**Data section:**
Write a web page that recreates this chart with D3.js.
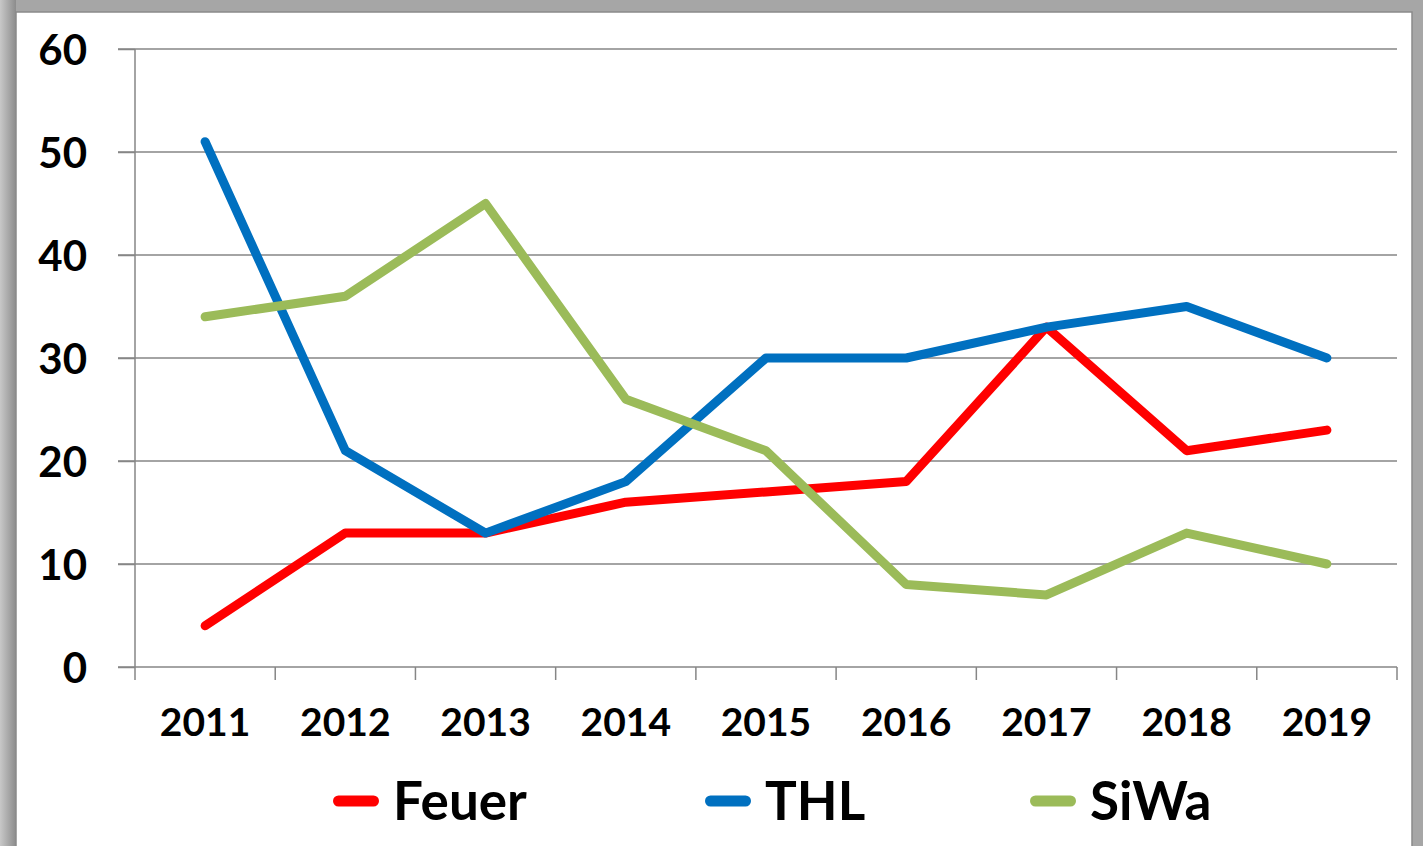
<!DOCTYPE html>
<html>
<head>
<meta charset="utf-8">
<script src="https://cdn.jsdelivr.net/npm/d3@7"></script>
<style>
  body { margin: 0; background: #fff; }
  text { font-family: Lato, "Open Sans", sans-serif; font-weight: bold; fill: #000; }
</style>
</head>
<body>
<div id="chart"></div>
<script>
// data
var years = ["2011", "2012", "2013", "2014", "2015", "2016", "2017", "2018", "2019"];
var feuer = [4, 13, 13, 16, 17, 18, 33, 21, 23];
var thl = [51, 21, 13, 18, 30, 30, 33, 35, 30];
var siwa = [34, 36, 45, 26, 21, 8, 7, 13, 10];
var yTicks = [0, 10, 20, 30, 40, 50, 60];
var seriesNames = ["Feuer", "THL", "SiWa"];
var seriesColors = ["#ff0000", "#0070c0", "#9bbb59"];

var series = [feuer, thl, siwa].map(function(v, i) {
  return { name: seriesNames[i], color: seriesColors[i], values: v };
});

var W = 1423, H = 846;
var margin = { top: 49, right: 26, bottom: 179, left: 135 };

var svg = d3.select("#chart").append("svg")
    .attr("width", W)
    .attr("height", H);

// grey frame / shadow
var defs = svg.append("defs");
var grad = defs.append("linearGradient").attr("id", "shadowL").attr("x1", 0).attr("x2", 1);
grad.append("stop").attr("offset", "0%").attr("stop-color", "#c8c8c8");
grad.append("stop").attr("offset", "100%").attr("stop-color", "#8c8c8c");

svg.append("rect").attr("width", W).attr("height", H).attr("fill", "#a6a6a6");
svg.append("rect").attr("x", 0).attr("y", 0).attr("width", 16).attr("height", H).attr("fill", "url(#shadowL)");
svg.append("rect")
    .attr("x", 16).attr("y", 12)
    .attr("width", 1396).attr("height", H)
    .attr("fill", "#fff")
    .attr("stroke", "#8a8a8a")
    .attr("stroke-width", 1.5);

var x = d3.scaleBand()
    .domain(years)
    .range([margin.left, W - margin.right])
    .paddingInner(0).paddingOuter(0);

var y = d3.scaleLinear()
    .domain([0, 60])
    .range([H - margin.bottom, margin.top]);

// gridlines
svg.append("g")
  .selectAll("line")
  .data(yTicks.filter(function(d) { return d > 0; }))
  .enter().append("line")
    .attr("x1", margin.left - 17)
    .attr("x2", W - margin.right)
    .attr("y1", function(d) { return y(d); })
    .attr("y2", function(d) { return y(d); })
    .attr("stroke", "#868686")
    .attr("stroke-width", 1.5);

// y axis
var yAxis = svg.append("g")
    .attr("transform", "translate(" + margin.left + ",0)")
    .call(d3.axisLeft(y).tickValues(yTicks).tickSize(17).tickPadding(31));
yAxis.selectAll("text").style("font-size", "42px").attr("dy", "0.36em");
yAxis.selectAll("line, path").attr("stroke", "#868686").attr("stroke-width", 1.5);
yAxis.select(".domain").attr("d", "M0," + y(0) + "V" + y(60));

// x axis with ticks on category borders
var xAxis = svg.append("g")
    .attr("transform", "translate(0," + y(0) + ")");
xAxis.append("line")
    .attr("x1", margin.left - 17).attr("x2", W - margin.right)
    .attr("stroke", "#868686").attr("stroke-width", 1.5);
xAxis.selectAll("line.tick")
  .data(d3.range(years.length + 1))
  .enter().append("line")
    .attr("class", "tick")
    .attr("x1", function(i) { return margin.left + i * x.bandwidth(); })
    .attr("x2", function(i) { return margin.left + i * x.bandwidth(); })
    .attr("y1", 0).attr("y2", 13)
    .attr("stroke", "#868686").attr("stroke-width", 1.5);
xAxis.selectAll("text")
  .data(years)
  .enter().append("text")
    .attr("x", function(d) { return x(d) + x.bandwidth() / 2; })
    .attr("y", 69)
    .attr("text-anchor", "middle")
    .style("font-size", "39px")
    .text(function(d) { return d; });

// lines
var line = d3.line()
    .x(function(d, i) { return x(years[i]) + x.bandwidth() / 2; })
    .y(function(d) { return y(d); });

svg.append("g")
  .selectAll("path")
  .data(series)
  .enter().append("path")
    .attr("d", function(s) { return line(s.values); })
    .attr("fill", "none")
    .attr("stroke", function(s) { return s.color; })
    .attr("stroke-width", 9)
    .attr("stroke-linecap", "round")
    .attr("stroke-linejoin", "round");

// legend
var legendX = [333, 705, 1030];
var legend = svg.append("g")
  .selectAll("g")
  .data(series)
  .enter().append("g")
    .attr("transform", function(d, i) { return "translate(" + legendX[i] + ",801)"; });
legend.append("line")
    .attr("x1", 5.5).attr("x2", 40.5)
    .attr("stroke", function(d) { return d.color; })
    .attr("stroke-width", 11)
    .attr("stroke-linecap", "round");
legend.append("text")
    .attr("x", 60)
    .attr("dy", "0.36em")
    .style("font-size", "53px")
    .text(function(d) { return d.name; });
</script>
</body>
</html>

**Directions for this task:** Reproduce exactly the run of lines that opens the listing and closes with the line holding "- margin.bottom, margin.top]);". Pictures are excluded.

**Answer to this exercise:**
Write a web page that recreates this chart with D3.js.
<!DOCTYPE html>
<html>
<head>
<meta charset="utf-8">
<script src="https://cdn.jsdelivr.net/npm/d3@7"></script>
<style>
  body { margin: 0; background: #fff; }
  text { font-family: Lato, "Open Sans", sans-serif; font-weight: bold; fill: #000; }
</style>
</head>
<body>
<div id="chart"></div>
<script>
// data
var years = ["2011", "2012", "2013", "2014", "2015", "2016", "2017", "2018", "2019"];
var feuer = [4, 13, 13, 16, 17, 18, 33, 21, 23];
var thl = [51, 21, 13, 18, 30, 30, 33, 35, 30];
var siwa = [34, 36, 45, 26, 21, 8, 7, 13, 10];
var yTicks = [0, 10, 20, 30, 40, 50, 60];
var seriesNames = ["Feuer", "THL", "SiWa"];
var seriesColors = ["#ff0000", "#0070c0", "#9bbb59"];

var series = [feuer, thl, siwa].map(function(v, i) {
  return { name: seriesNames[i], color: seriesColors[i], values: v };
});

var W = 1423, H = 846;
var margin = { top: 49, right: 26, bottom: 179, left: 135 };

var svg = d3.select("#chart").append("svg")
    .attr("width", W)
    .attr("height", H);

// grey frame / shadow
var defs = svg.append("defs");
var grad = defs.append("linearGradient").attr("id", "shadowL").attr("x1", 0).attr("x2", 1);
grad.append("stop").attr("offset", "0%").attr("stop-color", "#c8c8c8");
grad.append("stop").attr("offset", "100%").attr("stop-color", "#8c8c8c");

svg.append("rect").attr("width", W).attr("height", H).attr("fill", "#a6a6a6");
svg.append("rect").attr("x", 0).attr("y", 0).attr("width", 16).attr("height", H).attr("fill", "url(#shadowL)");
svg.append("rect")
    .attr("x", 16).attr("y", 12)
    .attr("width", 1396).attr("height", H)
    .attr("fill", "#fff")
    .attr("stroke", "#8a8a8a")
    .attr("stroke-width", 1.5);

var x = d3.scaleBand()
    .domain(years)
    .range([margin.left, W - margin.right])
    .paddingInner(0).paddingOuter(0);

var y = d3.scaleLinear()
    .domain([0, 60])
    .range([H - margin.bottom, margin.top]);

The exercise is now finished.